Meatpacking Companies to Pay $8 Million for U.S. Child Labor Violations


Perdue Farms and JBS, two of the country’s biggest meatpackers, will pay a combined $8 million after the Department of Labor found the companies relied for years on migrant children to work in their slaughterhouses.

The deals, announced this week, are part of a flurry of child labor settlements that have come in the last days of the Biden administration, which has been cracking down on the practice.

It is rare for major brands to come under federal scrutiny for child labor. Many food-processing and manufacturing companies outsource cleaning and other jobs to third-party staffing firms, which technically employ the workers and shield companies from any violations.

Federal investigators found that children had been working at a Perdue plant on Virginia’s Eastern Shore as far back as 2020. The children, who had been hired by a staffing firm, worked late hours and performed dangerous tasks with electric knives and hot sealing tools.

Perdue agreed to pay $4 million in restitution to the children and to organizations including Kids in Need of Defense, a national nonprofit organization that provides lawyers to young migrants who come to the country alone. Perdue, one of the country’s largest poultry processors, will also pay a $150,000 civil penalty.

In a statement, Perdue said it strongly disagreed that it should be held liable for the child labor violations but wanted to avoid a prolonged dispute with the Labor Department.

JBS, the world’s largest meat processor, agreed to pay $4 million after investigators found that children as young as 13 were working overnight cleaning shifts at its slaughterhouses in states including Colorado, Minnesota and Nebraska. Mostly from Central America, the children were hired through an outside sanitation company. They worked with potent chemicals — sometimes showing up to school with burns — and washed hazardous tools, including head splitters.

The company said the money would be administered by KIND and used to help children with scholarships, stipends, English classes and job training.

JBS said in a statement that it had stopped using staffing agencies to fill its sanitation shifts, and hoped the money would “provide valuable resources” to children in need.

On Thursday, the Labor Department said it had fined a sanitation company, QSI, $400,000 for employing children to clean slaughterhouses in eight states, including a Tyson Foods plant in Virginia. A separate child labor investigation into Tyson remains open. The company did not immediately respond to a request for comment.

Federal law bars minors from doing any work in slaughterhouses because of the high risk of injury. But in recent years, thousands of Mexican and Central American children have come to the United States alone and ended up in grueling jobs across many industries, The New York Times reported in a series of articles.

In response to The Times’s reporting, the White House announced in early 2023 that it would focus on rooting out violations and holding companies accountable, even when they used outside contractors. Last year, federal investigators found more than 4,000 children working in violation of child labor law.

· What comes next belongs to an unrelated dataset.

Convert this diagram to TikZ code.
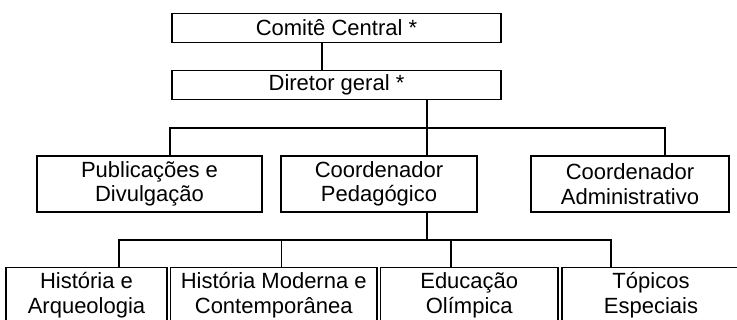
\documentclass[tikz,border=0pt]{standalone}
\usepackage{fontspec}
\setmainfont{Liberation Sans}
\begin{document}
\begin{tikzpicture}[x=1pt,y=-1pt,
  box/.style={draw, line width=1.5pt, rectangle, align=center, inner sep=0pt,
    font=\fontsize{22}{24.5}\selectfont},
  leaf/.style={draw, line width=1.1pt, rectangle, align=center, inner sep=0pt,
    minimum height=56pt, font=\fontsize{22}{24.5}\selectfont},
  conn/.style={line width=1.1pt}]
\useasboundingbox (0,0) rectangle (737,320);
\clip (0,0) rectangle (737,320);
\node[box, minimum width=329pt, minimum height=28.6pt] (com) at (336.5,28) {Comitê Central *};
\node[box, minimum width=329pt, minimum height=28.6pt] (dir) at (336.5,85) {Diretor geral *};
\node[box, minimum width=225pt, minimum height=56pt] (pub) at (149.5,184) {Publicações e\\Divulgação};
\node[box, minimum width=196pt, minimum height=56pt] (ped) at (379,184) {Coordenador\\Pedagógico};
\node[box, minimum width=198pt, minimum height=56pt] (adm) at (630,184) {Coordenador\\Administrativo};
\node[leaf, minimum width=161pt] (b1) at (86.5,295.3) {História e\\Arqueologia};
\node[leaf, minimum width=206.5pt] (b2) at (273.75,295.3) {História Moderna e\\Contemporânea};
\node[leaf, minimum width=177.5pt] (b3) at (469.25,295.3) {Educação\\Olímpica};
\node[leaf, minimum width=178pt] (b4) at (651,295.3) {Tópicos\\Especiais};
\coordinate (bus1) at (427,128);
\coordinate (bus2) at (427,240);
\coordinate (t1) at ([xshift=32.5pt]b1.north);
\coordinate (t2) at ([xshift=8pt]b2.north);
\coordinate (t3) at ([xshift=-18.25pt]b3.north);
\coordinate (t4) at ([xshift=-40pt]b4.north);
\draw[conn] ([xshift=-14.5pt]com.south) -- ([xshift=-14.5pt]dir.north);
\draw[conn] ([xshift=90.5pt]dir.south) -- ([xshift=48pt]ped.north);
\draw[conn] ([xshift=20.5pt]pub.north) |- (bus1) -| ([xshift=35pt]adm.north);
\draw[conn] ([xshift=48pt]ped.south) -- (bus2);
\draw[conn] (t1) |- (bus2) -| (t4);
\draw[conn] (t2) -- (t2 |- bus2);
\draw[conn] (t3) -- (t3 |- bus2);
\end{tikzpicture}
\end{document}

Federal child labor fines remain capped at $15,000, despite efforts to raise them.

Officials at the Labor Department said they hoped the settlements would send a lasting message to companies using staffing agencies.

“We have seen far too many businesses and employers too often getting labor by any means necessary,” said Seema Nanda, the department’s chief legal officer. “Our work has focused on the fact that you can’t turn a blind eye to exploitation to get the job done.”

Earlier this month, Hearthside Food Solutions, which manufactures and packs food for some the nation’s best-known brands, agreed to pay $4.5 million to settle a child labor investigation with the Illinois Department of Labor and attorney general.

The state investigation was launched after The Times found that migrant children were working overnight around dangerous machinery on household products including Cheerios and Chewy Bars.

Up to half the money will go to children who worked at Hearthside factories when they were younger than 16. On Thursday the company said in a statement that it denied any liability or wrongdoing, and that it had cut ties with the staffing agencies that hired children.

Hearthside filed for bankruptcy in November.